Residents living within four kilometers of the border were also ordered to remain in their homes and open their bomb shelters.

Even while the picture was unclear, the IDF hit back hard, sending more than 100 artillery shells toward targets in south Lebanon, including an airstrike on the Hezbollah cell which carried out the attack.

But when the smoke cleared, the IDF stated: “There are no injuries or fatalities to our troops.”

Hezbollah retaliated against Israel, but they failed to hit their mark.

The IDF had been preparing for an attack by the Shi’ite Lebanese terror group for more than one week. They closed roads along the border for military vehicles and, even according to Hezbollah, placed dolls in some military vehicles.

But was that it? Did Hezbollah just botch their long-awaited strike?

Reports from Lebanon say that the anti-tank attack was in response to an Israeli airstrike last week in Syria, which killed two members of the group. But that same night, a drone attack in Beirut’s Dahiyeh neighborhood was blamed on Israel.

Lebanon’s LBCI TV news channel reported that Hezbollah warned, “Retaliation over drones will be in kind, and will be at its own time and according to its own circumstances.”

While the military later removed all restrictions on residents in the North, the IDF said that it “will continue to keep a high threat level – both defense and offensive – for a wide variety of scenarios.”

The IDF knows that Hezbollah’s Secretary-General Hassan Nasrallah cannot let the alleged Israeli drone attack in Beirut go unanswered. He will respond, when he wants, how he wants and against what he wants.

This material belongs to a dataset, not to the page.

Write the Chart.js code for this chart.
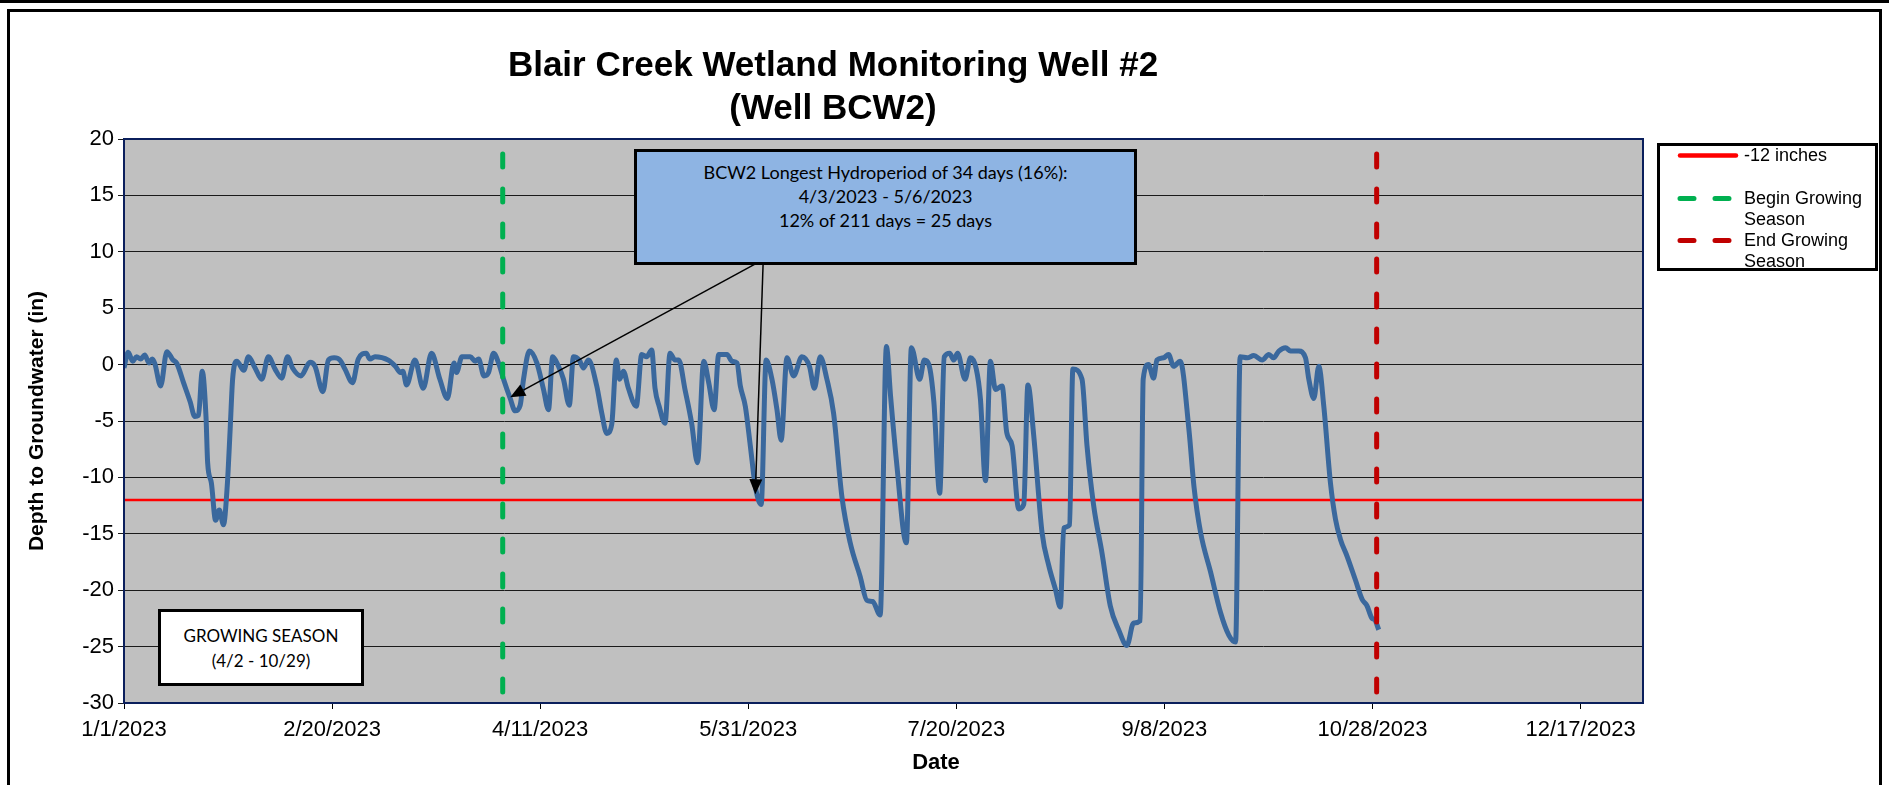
<!DOCTYPE html>
<html>
<head>
<meta charset="utf-8">
<title>Blair Creek Wetland Monitoring Well #2</title>
<script src="https://cdn.jsdelivr.net/npm/chart.js@4.4.1/dist/chart.umd.min.js"></script>
<style>
  html, body { margin: 0; padding: 0; background: #fff; overflow: hidden; }
  #wrap { position: relative; width: 1889px; height: 785px; }
  #chart { position: absolute; left: 0; top: 0; width: 1889px; height: 785px; }
  .ov { position: absolute; box-sizing: border-box; color: #000; }
  #topRule { left: 0; top: 0; width: 1889px; height: 3px; background: #000; }
  #frame { left: 7px; top: 9px; width: 1875px; height: 820px; border: 3px solid #000; }
  #title { left: 333px; top: 42px; width: 1000px; text-align: center;
           font: bold 35px/43px "Liberation Sans", Arial, sans-serif; }
  #callout { left: 634px; top: 149px; width: 503px; height: 116px; border: 3px solid #000;
             background: #8EB4E3; text-align: center; padding-top: 8px;
             font: 18px/24px Lato, "Open Sans", sans-serif; }
  #seasonBox { left: 158px; top: 609px; width: 206px; height: 77px; border: 3px solid #000;
               background: #fff; text-align: center; padding-top: 11px;
               font: 17px/25px Lato, "Open Sans", sans-serif; }
  #legend { left: 1657px; top: 143px; width: 221px; height: 128px; border: 3px solid #000; background: #fff; }
  .lg { position: absolute; left: 17px; font: 18px/21px "Liberation Sans", Arial, sans-serif; }
  .lg svg { position: absolute; left: 0; top: 0; }
  .lg span { position: absolute; left: 67px; top: 0; white-space: nowrap; }
  #xTitle { left: 886px; top: 749px; width: 100px; text-align: center;
            font: bold 22px/26px "Liberation Sans", Arial, sans-serif; }
</style>
</head>
<body>
<div id="wrap">
  <canvas id="chart" width="1889" height="785"></canvas>
  <div id="topRule" class="ov"></div>
  <div id="frame" class="ov"></div>
  <div id="title" class="ov"></div>
  <div id="callout" class="ov"></div>
  <div id="seasonBox" class="ov"></div>
  <div id="legend" class="ov"></div>
  <div id="xTitle" class="ov">Date</div>
</div>
<script>
// days since 1/1/2023 and depth to groundwater (in)
const baseDate = Date.UTC(2023, 0, 1);
const days = [
  0, 1, 2.1, 3, 4, 5, 6, 6.8, 7.4, 8.8, 10.3, 11.7, 12.7, 14.3, 15.9, 17, 17.9, 18.8, 19.7, 20.1,
  21, 22, 22.9, 23.9, 24.8, 25.5, 26.1, 27.1, 28.8, 29.9, 31.5, 33.1, 34.7, 36.3, 37.9, 39.3, 40.5, 42.5, 44.7, 45.9,
  47.8, 49.1, 50.5, 51.9, 53.1, 54.9, 56.3, 58.2, 59.1, 60.3, 63.5, 65.2, 66.4, 67, 67.9, 69.9, 71.9, 73.9, 75.9, 77.7,
  79.3, 79.9, 81.2, 83.2, 84.4, 85.2, 86.5, 87.6, 88.8, 90, 91.2, 92.8, 94, 95.2, 96, 97.4, 99.2, 100.8, 102, 103,
  104.4, 105.6, 107, 108, 109.4, 110.4, 111.6, 113.6, 114.8, 116, 117.2, 118.3, 119.1, 120, 121.2, 123.1, 124.4, 125.6, 126.8, 127.6,
  128.6, 130, 131.2, 132.4, 133.3, 134.8, 136.4, 137.8, 139.3, 140.5, 141.8, 142.9, 144.9, 146.1, 147.3, 148.1, 149.3, 150.5, 151.7, 153.1,
  154.3, 155.7, 156.9, 157.9, 159.3, 160.9, 162.9, 164.7, 165.9, 167.3, 168.9, 170.5, 172.5, 174.5, 176.9, 178.5, 179.9, 181.7, 183.2, 184.2,
  185.6, 188, 189.2, 191.2, 192.3, 193.4, 194.6, 196, 197.1, 198.4, 199.4, 200.3, 202.1, 203.4, 204.8, 205.8, 207, 208.2, 209.4, 211,
  212.1, 213.4, 215, 216.2, 217.2, 218.6, 220.6, 222.2, 223.8, 225, 225.8, 227.2, 228, 230.2, 231.4, 233, 235, 237, 239, 241,
  242.6, 244.2, 244.9, 246.2, 247.4, 248.2, 249.8, 251, 252.2, 253.8, 255.9, 257.1, 258.7, 261.1, 263.5, 265.5, 267.1, 268.2, 269.9, 271.5,
  273.5, 275.1, 276.2, 277.5, 279.1, 280.3, 282.3, 283.9, 284.7, 285.9, 287.1, 288.3, 289.9, 291.1, 292.3, 293.9, 295.9, 297.5, 298.7, 299.9,
  300.5, 301.5
];
const depth = [
  -0.3, 1.1, 0.3, 0.7, 0.5, 0.85, 0.15, 0.5, 0.1, -1.9, 1.15, 0.45, 0.1, -1.6, -3.3, -4.6, -4.5, -0.6, -4.6, -8.7,
  -10.5, -13.8, -12.9, -14.2, -10.8, -5.8, -1.3, 0.3, -0.5, 0.7, -0.3, -1.3, 0.7, -0.4, -1.2, 0.7, -0.3, -1.0, 0.2, -0.15,
  -2.4, 0.4, 0.6, 0.4, -0.4, -1.6, 0.5, 1.0, 0.5, 0.7, 0.4, -0.15, -0.7, -0.6, -1.8, 0.4, -2.1, 1.0, -1.3, -3.0,
  0.15, -0.7, 0.7, 0.7, 0.3, 0.5, -1.0, -0.7, 1.0, 0.15, -1.3, -3.0, -4.1, -3.6, -1.3, 1.2, 0.15, -2.2, -4.0, 0.7,
  -0.15, -1.3, -3.6, 0.7, 0.4, -0.3, 0.4, -1.9, -4.3, -6.1, -5.3, 0.4, -1.3, -0.6, -2.1, -3.7, 0.9, 0.7, 1.3, -2.1,
  -3.7, -5.2, 1.0, 0.4, 0.4, -2.2, -5.2, -8.7, 0.3, -1.6, -4.0, 0.9, 0.9, 0.3, 0.15, -1.9, -3.7, -7.2, -10.8, -12.4,
  0.4, -1.3, -4.0, -6.7, 0.6, -1.0, 0.7, -0.15, -2.1, 0.7, -1.3, -4.3, -11.7, -15.8, -18.8, -20.9, -21.0, -22.2, 1.6, -2.8,
  -8.5, -15.8, 1.5, -1.3, 0.4, 0.0, -3.3, -11.4, 0.7, 1.0, 0.4, 1.0, -1.3, 0.6, -0.4, -3.1, -10.3, 0.3, -2.2, -1.9,
  -6.0, -7.2, -12.8, -12.4, -1.8, -6.3, -14.9, -17.8, -19.9, -21.5, -14.5, -14.2, -0.4, -1.3, -7.2, -12.5, -16.7, -21.4, -23.5, -24.9,
  -22.9, -22.7, -1.3, 0.0, -1.2, 0.4, 0.6, 0.9, -0.15, 0.3, -5.8, -10.8, -14.9, -18.4, -22.0, -24.0, -24.6, 0.7, 0.6, 0.8,
  0.4, 0.9, 0.6, 1.2, 1.5, 1.2, 1.2, 0.6, -1.3, -3.0, -0.15, -3.7, -10.5, -13.7, -15.5, -17.0, -19.1, -20.8, -21.4, -22.5,
  -22.6, -23.5
];
// reference lines
const thresholdX = [0, 365];
const thresholdY = [-12, -12];
const beginSeasonDay = 91;   // 4/2/2023
const endSeasonDay = 301;    // 10/29/2023
const seasonSpan = [20, -30];
// axes
const xMin = 0, xMax = 365, xStep = 50;
const yMin = -30, yMax = 20, yStep = 5;
// annotation texts and arrow anchors (day, depth)
const titleLines = ['Blair Creek Wetland Monitoring Well #2', '(Well BCW2)'];
const calloutLines = ['BCW2 Longest Hydroperiod of 34 days (16%):', '4/3/2023 - 5/6/2023', '12% of 211 days = 25 days'];
const seasonLines = ['GROWING SEASON', '(4/2 - 10/29)'];
const arrowFrom = [153.6, 9.3];
const arrowTips = [[92.8, -2.9], [151.7, -11.5]];

function fmtDate(day) {
  const d = new Date(baseDate + Math.round(day) * 86400000);
  return (d.getUTCMonth() + 1) + '/' + d.getUTCDate() + '/' + d.getUTCFullYear();
}

document.getElementById('title').innerHTML = titleLines.join('<br>');
document.getElementById('callout').innerHTML = calloutLines.join('<br>');
document.getElementById('seasonBox').innerHTML = seasonLines.join('<br>');

const plotBg = {
  id: 'plotBg',
  beforeDraw(chart) {
    const { ctx, chartArea: a } = chart;
    ctx.save();
    ctx.fillStyle = '#C0C0C0';
    ctx.fillRect(a.left, a.top, a.right - a.left, a.bottom - a.top);
    ctx.restore();
  },
  afterDraw(chart) {
    const { ctx, chartArea: a } = chart;
    ctx.save();
    ctx.strokeStyle = '#0B1F5C';
    ctx.lineWidth = 2;
    ctx.strokeRect(a.left, a.top, a.right - a.left, a.bottom - a.top);
    ctx.restore();
  }
};

const calloutArrows = {
  id: 'calloutArrows',
  afterDatasetsDraw(chart) {
    const { ctx, scales: { x, y } } = chart;
    const x0 = x.getPixelForValue(arrowFrom[0]), y0 = y.getPixelForValue(arrowFrom[1]);
    ctx.save();
    ctx.strokeStyle = '#000';
    ctx.fillStyle = '#000';
    ctx.lineWidth = 1.5;
    arrowTips.forEach(t => {
      const x1 = x.getPixelForValue(t[0]), y1 = y.getPixelForValue(t[1]);
      const a = Math.atan2(y1 - y0, x1 - x0);
      const head = 15, half = 6.5;
      const bx = x1 - head * Math.cos(a), by = y1 - head * Math.sin(a);
      ctx.beginPath(); ctx.moveTo(x0, y0); ctx.lineTo(bx, by); ctx.stroke();
      ctx.beginPath();
      ctx.moveTo(x1, y1);
      ctx.lineTo(bx + half * Math.sin(a), by - half * Math.cos(a));
      ctx.lineTo(bx - half * Math.sin(a), by + half * Math.cos(a));
      ctx.closePath();
      ctx.fill();
    });
    ctx.restore();
  }
};

const dashStyle = { borderWidth: 5, borderDash: [13, 22], borderDashOffset: 20, borderCapStyle: 'round' };

const chart = new Chart(document.getElementById('chart'), {
  type: 'line',
  data: {
    datasets: [
      {
        label: 'BCW2',
        data: days.map((d, i) => ({ x: d, y: depth[i] })),
        borderColor: '#3A689D', borderWidth: 5, pointRadius: 0,
        cubicInterpolationMode: 'monotone', borderJoinStyle: 'round', order: 3, inLegend: false
      },
      {
        label: '-12 inches',
        data: thresholdX.map((d, i) => ({ x: d, y: thresholdY[i] })),
        borderColor: '#FF0000', borderWidth: 2.5, pointRadius: 0, order: 4
      },
      Object.assign({
        label: 'Begin Growing Season',
        data: seasonSpan.map(v => ({ x: beginSeasonDay, y: v })),
        borderColor: '#00B050', pointRadius: 0, order: 2
      }, dashStyle),
      Object.assign({
        label: 'End Growing Season',
        data: seasonSpan.map(v => ({ x: endSeasonDay, y: v })),
        borderColor: '#C00000', pointRadius: 0, order: 1
      }, dashStyle)
    ]
  },
  options: {
    responsive: false,
    animation: false,
    devicePixelRatio: 1,
    layout: { padding: { left: 0, top: 139, right: 246, bottom: 0 } },
    plugins: { legend: { display: false }, title: { display: false }, tooltip: { enabled: false } },
    scales: {
      x: {
        type: 'linear', min: xMin, max: xMax,
        afterFit: s => { s.height = 82; },
        afterBuildTicks: s => { s.ticks = s.ticks.filter(t => t.value % xStep === 0); },
        ticks: {
          stepSize: xStep, maxRotation: 0, autoSkip: false, padding: 8, color: '#000',
          font: { family: '"Liberation Sans", Arial', size: 22 },
          callback: v => fmtDate(v)
        },
        grid: { drawOnChartArea: false, tickLength: 6, color: '#000' },
        border: { color: '#0B1F5C', width: 2 }
      },
      y: {
        min: yMin, max: yMax,
        afterFit: s => { s.width = 124; },
        ticks: { stepSize: yStep, padding: 4, color: '#000', font: { family: '"Liberation Sans", Arial', size: 22 } },
        grid: { color: '#1a1a1a', lineWidth: 1, tickLength: 6 },
        border: { color: '#0B1F5C', width: 2 },
        title: {
          display: true, text: 'Depth to Groundwater (in)', color: '#000',
          font: { family: '"Liberation Sans", Arial', size: 21, weight: 'bold' },
          padding: { top: 25, bottom: 0 }
        }
      }
    }
  },
  plugins: [plotBg, calloutArrows]
});

// legend box built from the chart's own reference-line datasets
const legendEl = document.getElementById('legend');
chart.data.datasets.filter(ds => ds.inLegend !== false).forEach((ds, i) => {
  const row = document.createElement('div');
  row.className = 'lg';
  row.style.top = (-1 + i * 42.5) + 'px';
  const dash = ds.borderDash ? 'stroke-dasharray="14 21"' : '';
  const w = ds.borderDash ? 5 : 4.5;
  row.innerHTML = '<svg width="64" height="22"><line x1="3" y1="10.5" x2="59" y2="10.5" stroke="' + ds.borderColor +
    '" stroke-width="' + w + '" stroke-linecap="round" ' + dash + '/></svg>' +
    '<span>' + ds.label.replace(' Growing ', ' Growing<br>') + '</span>';
  legendEl.appendChild(row);
});
</script>
</body>
</html>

But the IDF does not want any soldiers hit – it knows that if one were to be injured or killed, a war would break out between the two enemies.

No one wants a war two weeks before elections – especially against Hezbollah.

The IDF was ambiguous about the casualties on Sunday afternoon, it acted as if the group hit its target. For more than two hours, the group thought it struck gold: they killed Israeli soldiers.

It was a brilliant move by the military. The next move is in Hezbollah’s court.